A couple of weeks ago, I found two jasmine vines at the grocery store (in the plant department, of course). I love jasmine, but I tend to have a hard time growing it as a houseplant. Most of the time, that stops me from buying, but there were only two, and it’s pretty rare to find it around here at all, and in a moment of weakness, I brought one home.
I wasn’t really all that surprised when leaves started to shrivel up and die, even though I paid pretty close attention to it and took care not to over-water it or let it dry out. I figured that would happen, but it did kind of bum me out that it happened so quickly. Still, I kept it, because sometimes plants go through an adjustment period where they act like they’re gonna die and then spring back to life just because their environment changed.
Sure enough, a couple days later, I spotted new vines coming up among the dying ones. And this week as I was doing my Sunday “plant check”, I noticed that the new vines don’t seem to be dying. Yet.
I don’t really consider this “pessimism” – more just “realism”. I’ve killed enough of these plants to know that the chances of keeping one alive long-term aren’t good. At the same time, my naturally optimistic nature really, really wants to believe that this time, this one will be “the one” that I grow into a beautiful, healthy, strong jasmine vine that will eventually bloom and set off my allergies like crazy (life tends to balance like that…).
The whole changing of the leaves/out with the old/in with the new is relevant in many ways to my life right now, from the day job, to the writing, and a bunch of matching internal philosophical upheaval. Things and thoughts evolving and sometimes even going in directions I didn’t really see coming. With the changes come many decisions to make and…”things” that must be dealt with. It’s normally a stressful time, and there’s really no way out but through.

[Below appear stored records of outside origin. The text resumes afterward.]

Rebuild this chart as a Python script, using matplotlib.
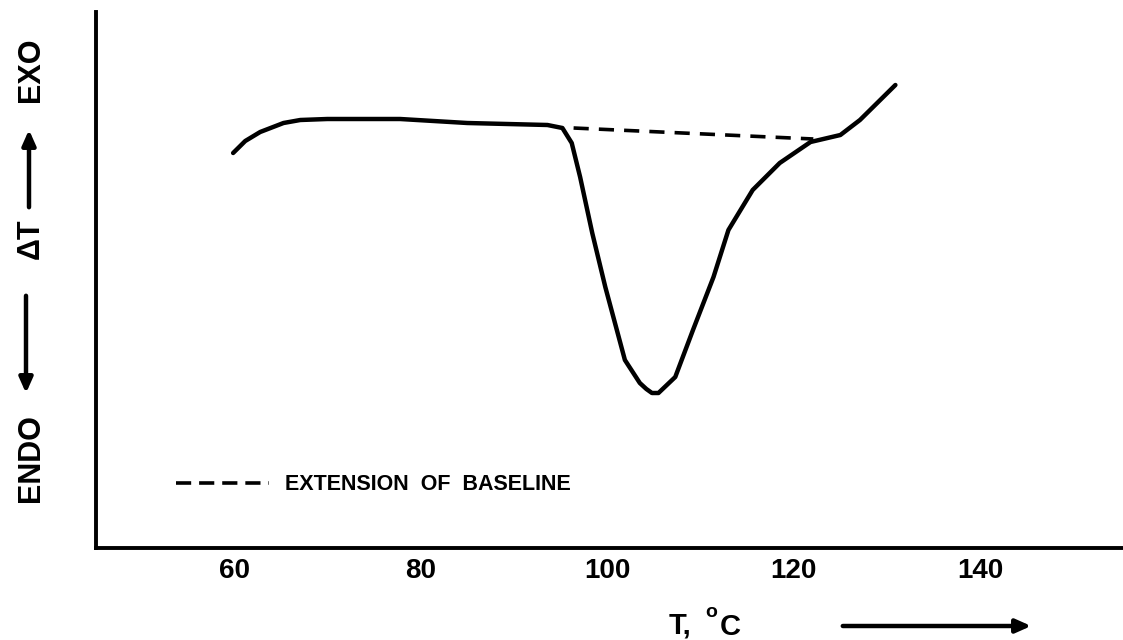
import matplotlib
matplotlib.use('Agg')
import matplotlib.pyplot as plt

# DTA trace, temperature (deg C) vs delta T (arbitrary units)
temperature = [59.9, 61.2, 62.8, 65.3, 67.1, 70.0, 77.8, 85.0, 93.6, 95.2,
               96.2, 97.1, 98.4, 99.8, 101.9, 103.5, 104.2, 104.8, 105.5, 107.3,
               109.2, 111.4, 113.0, 115.6, 118.5, 121.8, 125.0, 127.1, 130.9]
delta_t = [39.5, 40.7, 41.6, 42.5, 42.8, 42.9, 42.9, 42.5, 42.3, 42.0,
           40.5, 37.1, 31.5, 26.1, 18.8, 16.5, 15.9, 15.5, 15.5, 17.1,
           21.8, 27.1, 31.8, 35.8, 38.5, 40.6, 41.3, 42.8, 46.3]

# extension of baseline
base_t = [96.4, 122.1]
base_dt = [42.0, 40.9]

xticks = [60, 80, 100, 120, 140]

W, H = 1123, 640
FONT = "Liberation Sans"

def fx(px):
    return px / W

def fy(py):
    return 1 - py / H

fig = plt.figure(figsize=(W / 100, H / 100), dpi=100)
ax = fig.add_axes([fx(96), fy(548), fx(1123) - fx(96), fy(12) - fy(548)])

ax.plot(temperature, delta_t, color="black", lw=3.2, solid_joinstyle="round",
        solid_capstyle="round")
ax.plot(base_t, base_dt, color="black", lw=2.6, dashes=(4.2, 2.8))

ax.set_xlim(45.2, 155.3)
ax.set_ylim(0, 53.6)
ax.spines["top"].set_visible(False)
ax.spines["right"].set_visible(False)
for s in ["left", "bottom"]:
    ax.spines[s].set_linewidth(2.8)
ax.set_xticks(xticks)
ax.set_xticklabels([str(t) for t in xticks], fontsize=20, fontweight="bold",
                   family=FONT)
ax.set_yticks([])
ax.tick_params(axis="x", length=0, pad=7)

# legend drawn by hand
ax.plot([0.078, 0.168], [0.1215, 0.1215], transform=ax.transAxes, color="black",
        lw=2.6, dashes=(4.2, 2.2))
fig.text(fx(285), fy(484), "EXTENSION  OF  BASELINE", fontsize=15.5,
         fontweight="bold", family=FONT, va="center", ha="left")

# x axis label with arrow
fig.text(fx(669), fy(633), "T,", fontsize=21, fontweight="bold", family=FONT,
         va="baseline", ha="left")
fig.text(fx(705), fy(617), "o", fontsize=14, fontweight="bold", family=FONT,
         va="baseline", ha="left")
fig.text(fx(720), fy(635), "C", fontsize=21, fontweight="bold", family=FONT,
         va="baseline", ha="left")
fig.add_artist(matplotlib.patches.FancyArrowPatch(
    (fx(840), fy(626)), (fx(1034), fy(626)), transform=fig.transFigure,
    arrowstyle="-|>,head_length=9,head_width=4", lw=3.2, color="black",
    mutation_scale=1))

# y axis label: ENDO <-- delta T --> EXO
ylab = dict(fontsize=22, fontweight="bold", family=FONT, rotation=90,
            ha="center", va="center")
fig.text(fx(31), fy(70), "EXO", **ylab)
fig.text(fx(31), fy(239), "\u0394T", **ylab)
fig.text(fx(31), fy(458), "ENDO", **ylab)
fig.add_artist(matplotlib.patches.FancyArrowPatch(
    (fx(29), fy(210)), (fx(29), fy(127)), transform=fig.transFigure,
    arrowstyle="-|>,head_length=9,head_width=4", lw=3.2, color="black",
    mutation_scale=1))
fig.add_artist(matplotlib.patches.FancyArrowPatch(
    (fx(26), fy(293)), (fx(26), fy(396)), transform=fig.transFigure,
    arrowstyle="-|>,head_length=9,head_width=4", lw=3.2, color="black",
    mutation_scale=1))

fig.savefig("out.png", dpi=100)
plt.close()
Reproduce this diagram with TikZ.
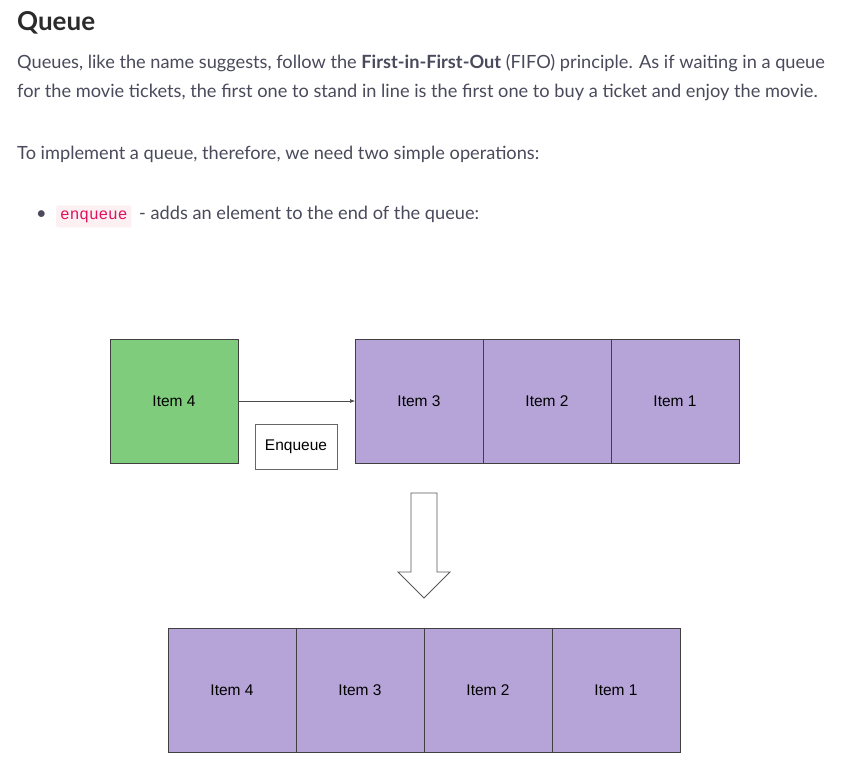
\documentclass[tikz,border=0pt]{standalone}
\usepackage{fontspec}
\setmainfont{Lato}
\newfontfamily\arialfont{Liberation Sans}
\newfontfamily\codefont{Liberation Mono}
\usepackage{xcolor}
\usetikzlibrary{arrows.meta, positioning}

\definecolor{bodygray}{HTML}{4A4A5C}
\definecolor{headgray}{HTML}{2B2B2B}
\definecolor{codered}{HTML}{E0115F}
\definecolor{codebg}{HTML}{FCF0F2}
\definecolor{itemgreen}{RGB}{127,204,125}
\definecolor{itempurple}{RGB}{182,163,216}

\begin{document}
\begin{tikzpicture}[
    x=1pt, y=-1pt,
    font=\fontsize{18.2}{22}\selectfont,
    text=bodygray,
    >=Latex,
    textline/.style={
        anchor=base west,
        inner sep=0pt
    },
    cell/.style={
        draw=black!75,
        line width=0.9pt,
        minimum width=128pt,
        minimum height=124pt,
        inner sep=0pt,
        outer sep=0pt,
        text=black,
        font=\arialfont\fontsize{15.5}{18}\selectfont
    },
    newitem/.style={
        cell,
        fill=itemgreen
    },
    queued/.style={
        cell,
        fill=itempurple
    },
    opbox/.style={
        draw=black!60,
        line width=0.7pt,
        minimum width=82pt,
        minimum height=45pt,
        inner sep=0pt,
        text=black,
        font=\arialfont\fontsize{15.5}{18}\selectfont
    },
    line/.style={
        -{Latex[length=5pt, width=4pt]},
        line width=0.6pt,
        draw=black!70
    }
]
\useasboundingbox[fill=white] (0,0) rectangle (847,769);

% Text above the picture
\node[textline, text=headgray, font=\fontsize{26}{30}\selectfont\bfseries] (title) at (17,30) {Queue};
\node[textline] (para1) at (17,68) {Queues, like the name suggests, follow the \textbf{First-in-First-Out} (FIFO) principle. As if waiting in a queue};
\node[textline] (para2) at (17,97) {for the movie tickets, the first one to stand in line is the first one to buy a ticket and enjoy the movie.};
\node[textline] (para3) at (17,159) {To implement a queue, therefore, we need two simple operations:};
\node[textline] (bullet) at (36,219) {\textbullet};
\node[anchor=base west, fill=codebg, rounded corners=2pt, inner xsep=4pt, inner ysep=5pt, text=codered, font=\codefont\fontsize{16}{18}\selectfont] (code) at (56,219) {enqueue};
\node[textline] (bullettext) at (139,219) {- adds an element to the end of the queue:};

% Row 1: new item and queue before
\node[newitem] (new4) at (174,401) {Item 4};
\node[queued] (top3) at (419,401) {Item 3};
\node[queued, right=0pt of top3] (top2) {Item 2};
\node[queued, right=0pt of top2] (top1) {Item 1};
\node[opbox] (enq) at (296,447) {Enqueue};

\draw[line] (new4) -- (top3);

% Hollow arrow
\coordinate (tip) at (424,598);
\draw[draw=black!65, line width=0.8pt, fill=white]
    (411,493) -- (437,493) -- (437,572) -- (450,572) -- (tip)
    -- (398,572) -- (411,572) -- cycle;

% Row 2: queue after
\node[queued] (bot4) at (232,690) {Item 4};
\node[queued, right=0pt of bot4] (bot3) {Item 3};
\node[queued, right=0pt of bot3] (bot2) {Item 2};
\node[queued, right=0pt of bot2] (bot1) {Item 1};

\end{tikzpicture}
\end{document}
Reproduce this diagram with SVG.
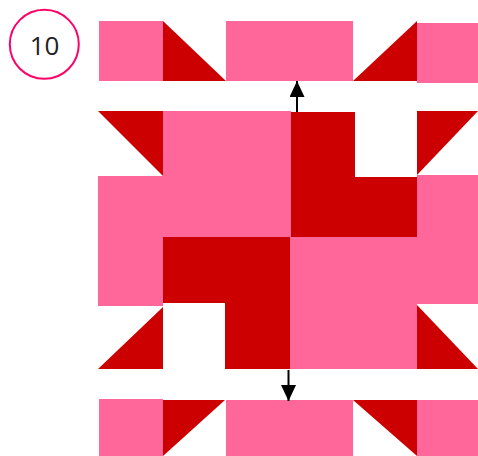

This current cycle of change seems different though, somehow. It’s still a bit stressful and I’ve fallen way behind, but mentally I feel like I’m keeping things in better perspective, which is helping me to cope in a healthier, more “zen” manner. Yes, I still feel the stress, but there’s this underlying calm as well that keeps me focused on what could be if I can hang in there and get to the other side. Change will never be my friend…I love stability and routines far too much for that. But at this particular point in my life, I feel like I’m able to embrace this time for what it is: a period of transition that will eventually yield to a positive outcome.
Or so I hope, anyways.
Unlike the wine we bought a few weeks ago to restock our wine cooler. I left the box of several bottles on the dining room table, because I hadn’t gotten around to adding them to my stock list yet. I finally got them added and we opened one up last week and…it was horrible. Another and another and another and…you get the idea. All different wines and labels, all apparently ruined by sitting for a week in the hot sun that comes in my southern dining room window.
Mea culpa. Needless to say, we went and bought yet another “stock” for the cooler this weekend, and I got them cataloged and into the cooler post haste. Often my laziness leads to more efficient means of doing things, but in this case, it just led to a bunch of spoiled wine. A sad, somewhat expensive lesson to learn, but I won’t be lazy putting the wine away again!
I know I’ve been skimping on the blog posts lately, and it’s because every spare moment I get lately, I’ve been spending either recovering from a mentally exhausting day, or working on drafts (sometimes both). Things are settling down a bit though, and I’m hopeful that this week I’ll have more mental energy to spare, which will enable me to get back on the blogging wagon, so to speak. I hope. If that does happen, watch for a special announcement coming this Friday (if you don’t see it, you can safely assume I’m just brain-dead again this week – it’ll happen eventually!).